Related to The True Prisoner's Dilemma, Let's split the cake, lengthwise, upwise and slantwise, If you don't know the name of the game, just tell me what I mean to you
tl;dr: Playing the true PD, it might be that you should co-operate when expecting the other one to defect, or vice versa, in some situations, against agents that are capable of superrationality. This is because relative weight of outcomes for both parties might vary. This could lead this sort of agents to outperform even superrational ones.
So, it happens that our benevolent Omega has actually an evil twin, that is as trustworthy as his sibling, but abducts people into a lot worse hypothetical scenarios. Here we have one:
You wake up in a strange dimension, and this Evil-Omega is smiling at you, and explains that you're about to play a game with unknown paperclip maximizer from another dimension that you haven't interacted with before and won't interact with ever after. The alien is like GLUT when it comes to consciousness, it runs a simple approximation of rational decision algorithm but nothing that you could think of as "personality" or "soul". Also, since it doesn't have a soul, you have absolutely no reason to feel bad for it's losses. This is true PD.
You are also told some specifics about the algorithm that the alien uses to reach its decision, and likewise told that alien is told about as much about you. At this point I don't want to nail the algorithm the opposing alien uses down to one specific. We're looking for a method that wins when summing up all these possibilities. Next, especially, we're looking at the group of AI's that are capable of superrationality, since against other's the game is trivial.
The payoff matrix is like this:
DD=(lose 3 billion lives and be tortured, lose 4 paperclips), CC=(2 billion lives and be made miserable, lose 2 paperclips), CD=(lose 5 billion lives and be tortured a lot, nothing), DC=(nothing, lose 8 paperclips)
So, what do you do? Opponent is capable of superrationality. In the post "The True Prisoner's Dilemma", it was(kinda, vaguely, implicitly) assumed for simplicity's sake that this information is enough to decide whether to defect or not. Answer, based on this information, could be to co-operate. However, I argue that information given is not enough.
Back to the hypothetical: In-hypothetical you is still wondering about his/her decision, but we zoom out and observe that, unbeknownst to you, Omega has abducted your fellow LW reader and another paperclip maximizer from that same dimension, and is making them play PD. But this time their payoff matrix is like this:
DD=(lose $0.04, make 2 random, small changes to alien's utility function and 200 paperclips lost), CC=(lose $0.02, 1 change, 100 paperclips), CD=(lose $0.08, nothing), DC=(nothing, 4 changes, 400 paperclips)
Now, if it's not "rational" to take the relative loss into account, we're bound to find ourselves in a situation where billions of humans die. You could be regretting your rationality, even. It should become obvious now that you'd wish you could somehow negotiate both of these PD's so that you would defect and your opponent co-operate. You'd be totally willing to take a $0.08 hit for that, maybe paying it in its entirety for your friend. And so it happens, paperclip maximizers would also have an incentive to do this.

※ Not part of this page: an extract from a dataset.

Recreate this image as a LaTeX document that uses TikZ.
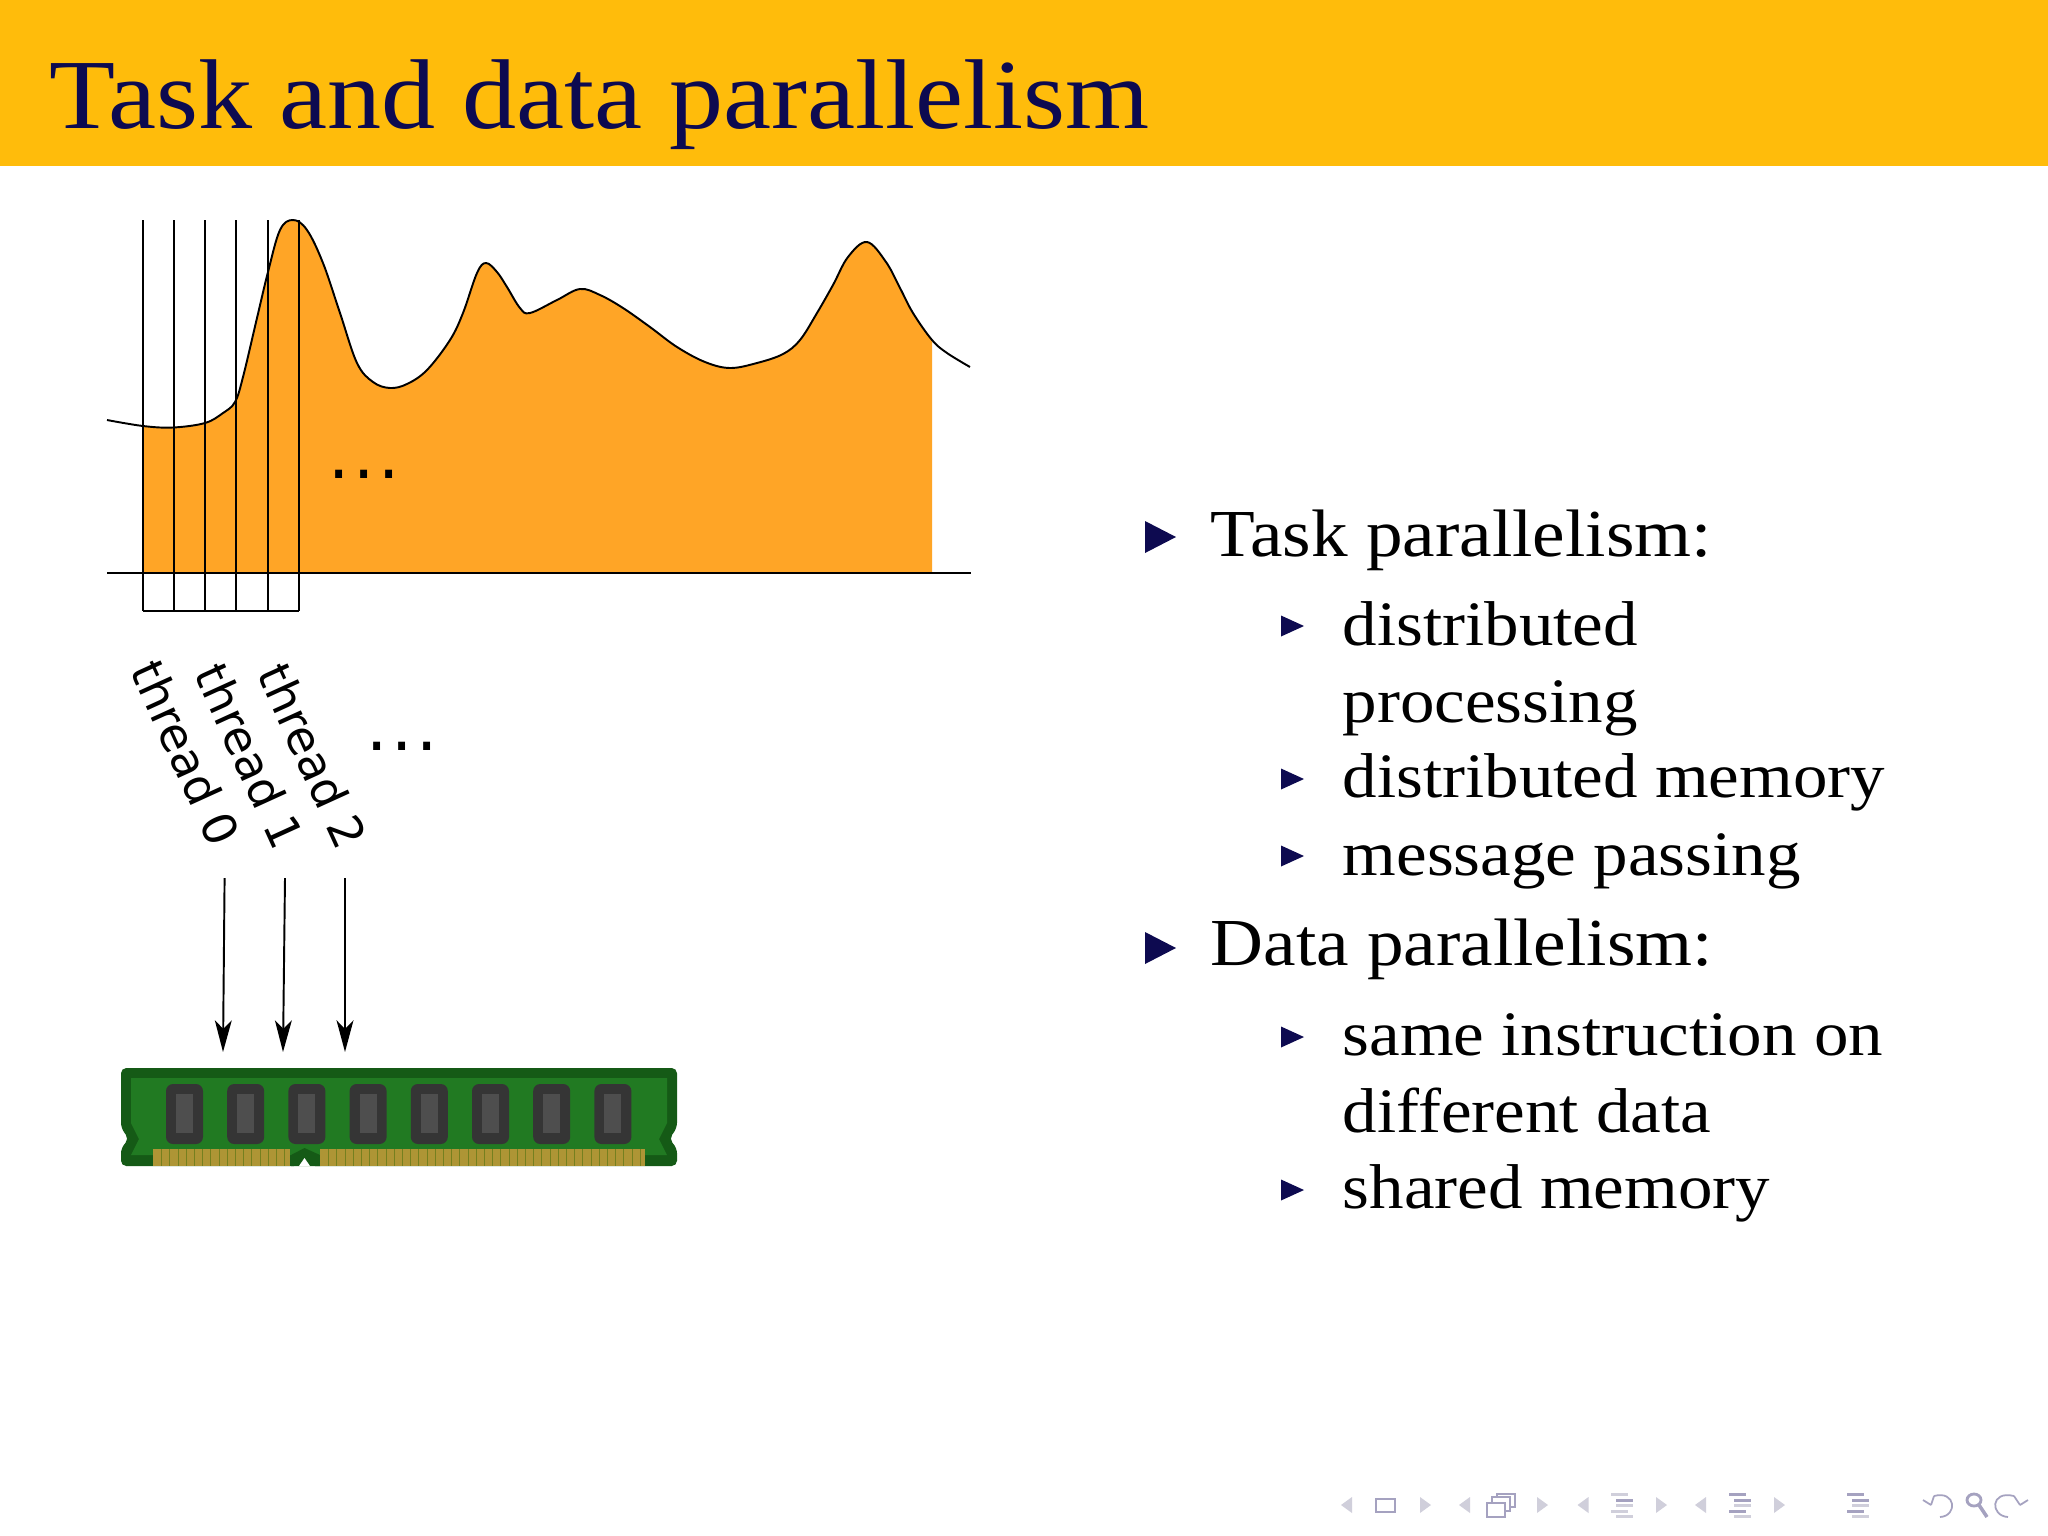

But, of course, players don't know about this entire situation, so they might not be able to operate in optimal way in this specific scenario. However, if they take into account how much the other cares about those results, using some unknown method, they just might be able to systematically perform better(if we made more of this sorts of problems, or if we selected payoffs at random for the one-shot game), than "naive" PD-players playing against each other. Naivity here would imply that they simply and blindly co-operate against equally rational opponents. How to achieve that is the open question.
-
Stuart Armstrong, for example, has an actual idea of how to co-operate when the payoffs are skewed, while I'm just pointing out that there's a problem to be solved, so this is not really news or anything. Anyways, I still think that this topic has not been explored as much as it should be.
Edit. Added this bit: You are also told some specifics about the algorithm that the alien uses to reach its decision, and likewise told that alien is told about as much about you. At this point I don't want to nail the algorithm the opposing alien uses down to one specific. We're looking for a method that wins when summing up all these possibilities. Next, especially, we're looking at the group of AI's that are capable of superrationality, since against other sort of agents the game is trivial.
Edit. Corrected some huge errors here and there, like, mixing hypothetical you and hypothetical LW-friend.
Edit. Transfer Discussion -> Real LW complete!
Everyone does, the problem is that the whole area of several steps around its literal meaning has serious problems. "But souls don't exist! But so what if someone doesn't have a soul tag, it's not morally relevant! But so what if the presence of souls influences empathy/eternal life/etc., this reason doesn't screen off other sources of moral value!" Only when you've gone all the way to "The other agent doesn't have moral value.", it starts making sense, but then you should've just said so, instead of pretending an argument.
But I'd think if I only said "It doesn't have moral value in itself", you'd still have to go back similar steps to find that property cluster that we assign value. I tried to transfer both ideas by using the word soul and claiming lack of moral value.